## start

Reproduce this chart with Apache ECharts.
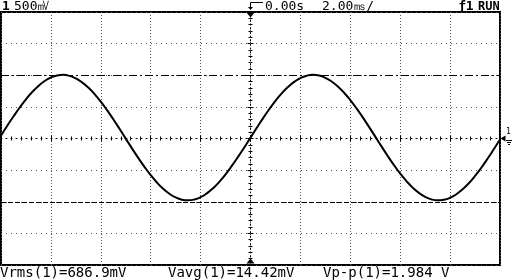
<!DOCTYPE html>
<html><head><meta charset="utf-8">
<script src="https://cdn.jsdelivr.net/npm/echarts@6/dist/echarts.min.js"></script>
<style>html,body{margin:0;padding:0;background:#fff}#c{width:512px;height:280px}</style>
</head><body><div id="c"></div>
<script>
// time in ms (trigger at 0), 2 ms/div, 10 divisions
const times = [
 -10,-9.75,-9.5,-9.25,-9,-8.75,-8.5,-8.25,-8,-7.75,-7.5,-7.25,-7,-6.75,-6.5,-6.25,-6,-5.75,-5.5,-5.25,
 -5,-4.75,-4.5,-4.25,-4,-3.75,-3.5,-3.25,-3,-2.75,-2.5,-2.25,-2,-1.75,-1.5,-1.25,-1,-0.75,-0.5,-0.25,
 0,0.25,0.5,0.75,1,1.25,1.5,1.75,2,2.25,2.5,2.75,3,3.25,3.5,3.75,4,4.25,4.5,4.75,
 5,5.25,5.5,5.75,6,6.25,6.5,6.75,7,7.25,7.5,7.75,8,8.25,8.5,8.75,9,9.25,9.5,9.75,10
];
// channel 1 voltage (V), 500 mV/div
const volts = [
 0.045,0.201,0.349,0.490,0.620,0.735,0.832,0.909,0.965,0.997,1.006,0.990,0.950,0.888,0.805,0.701,0.582,0.448,0.304,0.153,
 -0.002,-0.156,-0.306,-0.448,-0.579,-0.696,-0.795,-0.874,-0.932,-0.967,-0.978,-0.965,-0.928,-0.867,-0.786,-0.685,-0.567,-0.434,-0.291,-0.141,
 0.014,0.168,0.319,0.462,0.595,0.713,0.814,0.895,0.956,0.993,1.006,0.995,0.960,0.902,0.823,0.724,0.607,0.476,0.334,0.184,
 0.030,-0.125,-0.276,-0.420,-0.554,-0.673,-0.777,-0.860,-0.922,-0.962,-0.978,-0.969,-0.937,-0.881,-0.804,-0.707,-0.592,-0.462,-0.321,-0.171,-0.017
];
const cursorUpper = 1.0;
const cursorLower = -1.01;
const chLabel = '1';
const scaleLabel = '500㎷';
const delayLabel = '0.00s';
const timebaseLabel = '2.00㎳/';
const trigLabel = 'ƒ1';
const runLabel = 'RUN';
const measurements = ['Vrms(1)=686.9mV', 'Vavg(1)=14.42mV', 'Vp-p(1)=1.984 V'];

const MONO = '"DejaVu Sans Mono", monospace';
const chart = echarts.init(document.getElementById('c'), null, {renderer: 'canvas'});
const pts = times.map((t, i) => [t, volts[i]]);

const centerX = (pos, inside) => ({
  type: 'value', gridIndex: 0, min: -10, max: 10, interval: 2, position: pos,
  axisLine: {show: pos === 'bottom', onZero: true, onZeroAxisIndex: 0, lineStyle: {color: '#000', width: 1, type: [1, 4]}},
  axisTick: {show: true, inside: inside, length: 3, lineStyle: {color: '#000', width: 1}},
  minorTick: {show: true, splitNumber: 5, length: 2, lineStyle: {color: '#000', width: 1}},
  axisLabel: {show: false}, splitLine: {show: false}
});
const centerY = (pos, inside) => ({
  type: 'value', gridIndex: 0, min: -2, max: 2, interval: 0.5, position: pos,
  axisLine: {show: pos === 'left', onZero: true, onZeroAxisIndex: 0, lineStyle: {color: '#000', width: 1, type: [1, 3]}},
  axisTick: {show: true, inside: inside, length: 3, lineStyle: {color: '#000', width: 1}},
  minorTick: {show: true, splitNumber: 5, length: 2, lineStyle: {color: '#000', width: 1}},
  axisLabel: {show: false}, splitLine: {show: false}
});

chart.setOption({
  animation: false,
  backgroundColor: '#fff',
  grid: {left: 1, top: 12, width: 499, height: 253, show: true, borderColor: '#000', borderWidth: 2, backgroundColor: 'transparent'},
  xAxis: [
    {type: 'value', min: -10, max: 10, interval: 2,
     axisLine: {show: false, onZero: false}, axisTick: {show: false}, axisLabel: {show: false},
     splitLine: {show: true, lineStyle: {color: '#555', width: 1, type: [1, 2]}}},
    centerX('bottom', false), centerX('top', false)
  ],
  yAxis: [
    {type: 'value', min: -2, max: 2, interval: 0.5,
     axisLine: {show: false, onZero: false}, axisTick: {show: false}, axisLabel: {show: false},
     splitLine: {show: true, lineStyle: {color: '#555', width: 1, type: [1, 4]}}},
    centerY('left', false), centerY('right', false)
  ],
  series: [{
    type: 'line', xAxisIndex: 0, yAxisIndex: 0, data: pts, smooth: true, showSymbol: false,
    lineStyle: {color: '#000', width: 2}, silent: true,
    markLine: {
      silent: true, symbol: 'none', label: {show: false},
      data: [
        {yAxis: cursorUpper, lineStyle: {color: '#000', width: 1, type: [8, 3, 2, 3]}},
        {yAxis: cursorLower, lineStyle: {color: '#000', width: 1, type: [5, 2]}}
      ]
    },
    markPoint: {
      silent: true, label: {show: false},
      data: [
        {coord: [0, 2], symbol: 'triangle', symbolRotate: 180, symbolSize: [8, 5], symbolOffset: [0, 3], itemStyle: {color: '#000'}},
        {coord: [0, -2], symbol: 'triangle', symbolSize: [8, 5], symbolOffset: [0, -4], itemStyle: {color: '#000'}},
        {coord: [10, 0], symbol: 'triangle', symbolRotate: 90, symbolSize: [6, 5], symbolOffset: [3, 0], itemStyle: {color: '#000'}}
      ]
    }
  }],
  graphic: [
    {type: 'text', left: 2, top: 0, style: {text: chLabel, font: 'bold 13px ' + MONO, fill: '#000'}},
    {type: 'text', left: 14, top: 0, style: {text: scaleLabel, font: '13px ' + MONO, fill: '#000'}},
    {type: 'polyline', shape: {points: [[263, 2.5], [250.5, 2.5], [250.5, 8]]}, style: {stroke: '#000', lineWidth: 1, fill: null}},
    {type: 'polygon', shape: {points: [[248, 7], [253, 7], [250.5, 10]]}, style: {fill: '#000'}},
    {type: 'text', left: 265, top: 0, style: {text: delayLabel, font: '13px ' + MONO, fill: '#000'}},
    {type: 'text', left: 322, top: 0, style: {text: timebaseLabel, font: '13px ' + MONO, fill: '#000'}},
    {type: 'text', left: 458, top: 0, style: {text: trigLabel, font: 'bold 13px ' + MONO, fill: '#000'}},
    {type: 'text', left: 478, top: 1, style: {text: runLabel, font: 'bold 12px ' + MONO, fill: '#000'}},
    {type: 'text', left: 506, top: 128, style: {text: chLabel, font: '8px ' + MONO, fill: '#000'}},
    {type: 'line', shape: {x1: 506, y1: 140.5, x2: 512, y2: 140.5}, style: {stroke: '#000', lineWidth: 1}},
    {type: 'line', shape: {x1: 507, y1: 142.5, x2: 511, y2: 142.5}, style: {stroke: '#000', lineWidth: 1}},
    {type: 'line', shape: {x1: 508, y1: 144.5, x2: 510, y2: 144.5}, style: {stroke: '#000', lineWidth: 1}},
    {type: 'text', left: 0, top: 266, style: {text: measurements[0], font: '14px ' + MONO, fill: '#000'}},
    {type: 'text', left: 168, top: 266, style: {text: measurements[1], font: '14px ' + MONO, fill: '#000'}},
    {type: 'text', left: 323, top: 266, style: {text: measurements[2], font: '14px ' + MONO, fill: '#000'}}
  ]
});
</script></body></html>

## end

## The task
Print the whole listing above once more, word for word, without its pictures.

## Solution for this exercise
Reproduce this chart with Apache ECharts.
<!DOCTYPE html>
<html><head><meta charset="utf-8">
<script src="https://cdn.jsdelivr.net/npm/echarts@6/dist/echarts.min.js"></script>
<style>html,body{margin:0;padding:0;background:#fff}#c{width:512px;height:280px}</style>
</head><body><div id="c"></div>
<script>
// time in ms (trigger at 0), 2 ms/div, 10 divisions
const times = [
 -10,-9.75,-9.5,-9.25,-9,-8.75,-8.5,-8.25,-8,-7.75,-7.5,-7.25,-7,-6.75,-6.5,-6.25,-6,-5.75,-5.5,-5.25,
 -5,-4.75,-4.5,-4.25,-4,-3.75,-3.5,-3.25,-3,-2.75,-2.5,-2.25,-2,-1.75,-1.5,-1.25,-1,-0.75,-0.5,-0.25,
 0,0.25,0.5,0.75,1,1.25,1.5,1.75,2,2.25,2.5,2.75,3,3.25,3.5,3.75,4,4.25,4.5,4.75,
 5,5.25,5.5,5.75,6,6.25,6.5,6.75,7,7.25,7.5,7.75,8,8.25,8.5,8.75,9,9.25,9.5,9.75,10
];
// channel 1 voltage (V), 500 mV/div
const volts = [
 0.045,0.201,0.349,0.490,0.620,0.735,0.832,0.909,0.965,0.997,1.006,0.990,0.950,0.888,0.805,0.701,0.582,0.448,0.304,0.153,
 -0.002,-0.156,-0.306,-0.448,-0.579,-0.696,-0.795,-0.874,-0.932,-0.967,-0.978,-0.965,-0.928,-0.867,-0.786,-0.685,-0.567,-0.434,-0.291,-0.141,
 0.014,0.168,0.319,0.462,0.595,0.713,0.814,0.895,0.956,0.993,1.006,0.995,0.960,0.902,0.823,0.724,0.607,0.476,0.334,0.184,
 0.030,-0.125,-0.276,-0.420,-0.554,-0.673,-0.777,-0.860,-0.922,-0.962,-0.978,-0.969,-0.937,-0.881,-0.804,-0.707,-0.592,-0.462,-0.321,-0.171,-0.017
];
const cursorUpper = 1.0;
const cursorLower = -1.01;
const chLabel = '1';
const scaleLabel = '500㎷';
const delayLabel = '0.00s';
const timebaseLabel = '2.00㎳/';
const trigLabel = 'ƒ1';
const runLabel = 'RUN';
const measurements = ['Vrms(1)=686.9mV', 'Vavg(1)=14.42mV', 'Vp-p(1)=1.984 V'];

const MONO = '"DejaVu Sans Mono", monospace';
const chart = echarts.init(document.getElementById('c'), null, {renderer: 'canvas'});
const pts = times.map((t, i) => [t, volts[i]]);

const centerX = (pos, inside) => ({
  type: 'value', gridIndex: 0, min: -10, max: 10, interval: 2, position: pos,
  axisLine: {show: pos === 'bottom', onZero: true, onZeroAxisIndex: 0, lineStyle: {color: '#000', width: 1, type: [1, 4]}},
  axisTick: {show: true, inside: inside, length: 3, lineStyle: {color: '#000', width: 1}},
  minorTick: {show: true, splitNumber: 5, length: 2, lineStyle: {color: '#000', width: 1}},
  axisLabel: {show: false}, splitLine: {show: false}
});
const centerY = (pos, inside) => ({
  type: 'value', gridIndex: 0, min: -2, max: 2, interval: 0.5, position: pos,
  axisLine: {show: pos === 'left', onZero: true, onZeroAxisIndex: 0, lineStyle: {color: '#000', width: 1, type: [1, 3]}},
  axisTick: {show: true, inside: inside, length: 3, lineStyle: {color: '#000', width: 1}},
  minorTick: {show: true, splitNumber: 5, length: 2, lineStyle: {color: '#000', width: 1}},
  axisLabel: {show: false}, splitLine: {show: false}
});

chart.setOption({
  animation: false,
  backgroundColor: '#fff',
  grid: {left: 1, top: 12, width: 499, height: 253, show: true, borderColor: '#000', borderWidth: 2, backgroundColor: 'transparent'},
  xAxis: [
    {type: 'value', min: -10, max: 10, interval: 2,
     axisLine: {show: false, onZero: false}, axisTick: {show: false}, axisLabel: {show: false},
     splitLine: {show: true, lineStyle: {color: '#555', width: 1, type: [1, 2]}}},
    centerX('bottom', false), centerX('top', false)
  ],
  yAxis: [
    {type: 'value', min: -2, max: 2, interval: 0.5,
     axisLine: {show: false, onZero: false}, axisTick: {show: false}, axisLabel: {show: false},
     splitLine: {show: true, lineStyle: {color: '#555', width: 1, type: [1, 4]}}},
    centerY('left', false), centerY('right', false)
  ],
  series: [{
    type: 'line', xAxisIndex: 0, yAxisIndex: 0, data: pts, smooth: true, showSymbol: false,
    lineStyle: {color: '#000', width: 2}, silent: true,
    markLine: {
      silent: true, symbol: 'none', label: {show: false},
      data: [
        {yAxis: cursorUpper, lineStyle: {color: '#000', width: 1, type: [8, 3, 2, 3]}},
        {yAxis: cursorLower, lineStyle: {color: '#000', width: 1, type: [5, 2]}}
      ]
    },
    markPoint: {
      silent: true, label: {show: false},
      data: [
        {coord: [0, 2], symbol: 'triangle', symbolRotate: 180, symbolSize: [8, 5], symbolOffset: [0, 3], itemStyle: {color: '#000'}},
        {coord: [0, -2], symbol: 'triangle', symbolSize: [8, 5], symbolOffset: [0, -4], itemStyle: {color: '#000'}},
        {coord: [10, 0], symbol: 'triangle', symbolRotate: 90, symbolSize: [6, 5], symbolOffset: [3, 0], itemStyle: {color: '#000'}}
      ]
    }
  }],
  graphic: [
    {type: 'text', left: 2, top: 0, style: {text: chLabel, font: 'bold 13px ' + MONO, fill: '#000'}},
    {type: 'text', left: 14, top: 0, style: {text: scaleLabel, font: '13px ' + MONO, fill: '#000'}},
    {type: 'polyline', shape: {points: [[263, 2.5], [250.5, 2.5], [250.5, 8]]}, style: {stroke: '#000', lineWidth: 1, fill: null}},
    {type: 'polygon', shape: {points: [[248, 7], [253, 7], [250.5, 10]]}, style: {fill: '#000'}},
    {type: 'text', left: 265, top: 0, style: {text: delayLabel, font: '13px ' + MONO, fill: '#000'}},
    {type: 'text', left: 322, top: 0, style: {text: timebaseLabel, font: '13px ' + MONO, fill: '#000'}},
    {type: 'text', left: 458, top: 0, style: {text: trigLabel, font: 'bold 13px ' + MONO, fill: '#000'}},
    {type: 'text', left: 478, top: 1, style: {text: runLabel, font: 'bold 12px ' + MONO, fill: '#000'}},
    {type: 'text', left: 506, top: 128, style: {text: chLabel, font: '8px ' + MONO, fill: '#000'}},
    {type: 'line', shape: {x1: 506, y1: 140.5, x2: 512, y2: 140.5}, style: {stroke: '#000', lineWidth: 1}},
    {type: 'line', shape: {x1: 507, y1: 142.5, x2: 511, y2: 142.5}, style: {stroke: '#000', lineWidth: 1}},
    {type: 'line', shape: {x1: 508, y1: 144.5, x2: 510, y2: 144.5}, style: {stroke: '#000', lineWidth: 1}},
    {type: 'text', left: 0, top: 266, style: {text: measurements[0], font: '14px ' + MONO, fill: '#000'}},
    {type: 'text', left: 168, top: 266, style: {text: measurements[1], font: '14px ' + MONO, fill: '#000'}},
    {type: 'text', left: 323, top: 266, style: {text: measurements[2], font: '14px ' + MONO, fill: '#000'}}
  ]
});
</script></body></html>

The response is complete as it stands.